The frontend JavaScript is then straightforward, using the standard phoenix.js library to connect to the channel and update the UI whenever a progress_update event is pushed from the server.

Lingering Issues and Future Iterations

This architecture, while effective, is not without its trade-offs and areas for improvement. Using Consul’s KV store as a messaging system for job requests is a deliberate simplification. A dedicated message queue like RabbitMQ or Azure Service Bus would offer more robust features like guaranteed delivery, dead-lettering, and complex routing, which we would certainly introduce in a V2. The current model relies on the C++ worker deleting the job request key, which lacks transactional guarantees; two workers could theoretically grab the same job in a race condition.
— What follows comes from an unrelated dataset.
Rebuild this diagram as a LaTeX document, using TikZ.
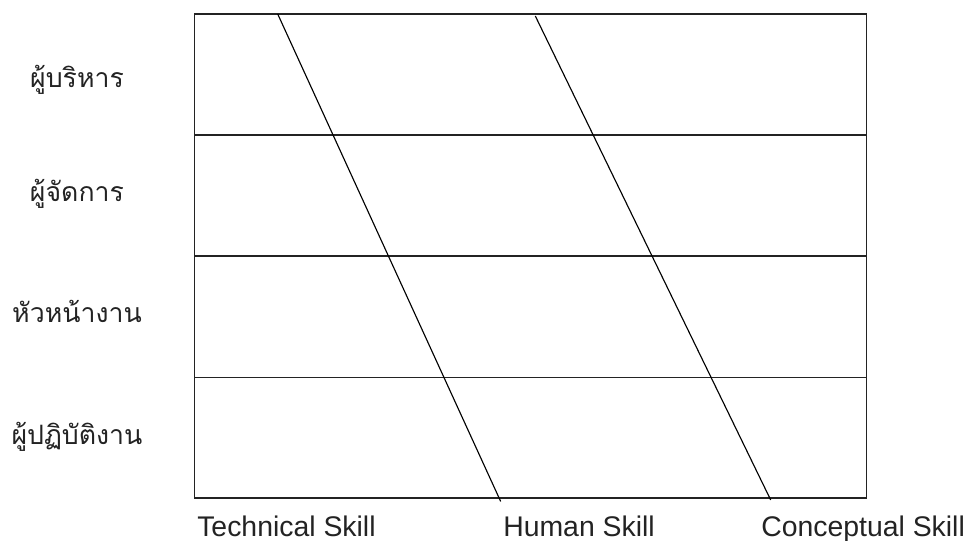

This could be solved using Consul’s session locking mechanism, but again, a proper queue is the right tool for the job. Furthermore, security was deferred; all components currently trust each other on the network. The immediate next step is to enable Consul Connect to enforce service-to-service mTLS, ensuring that only authorized services can communicate. Finally, the C++ health check is naive; a more intelligent check would report the worker’s current load, allowing the Azure Function to perform more sophisticated, load-aware scheduling instead of just picking a random healthy worker.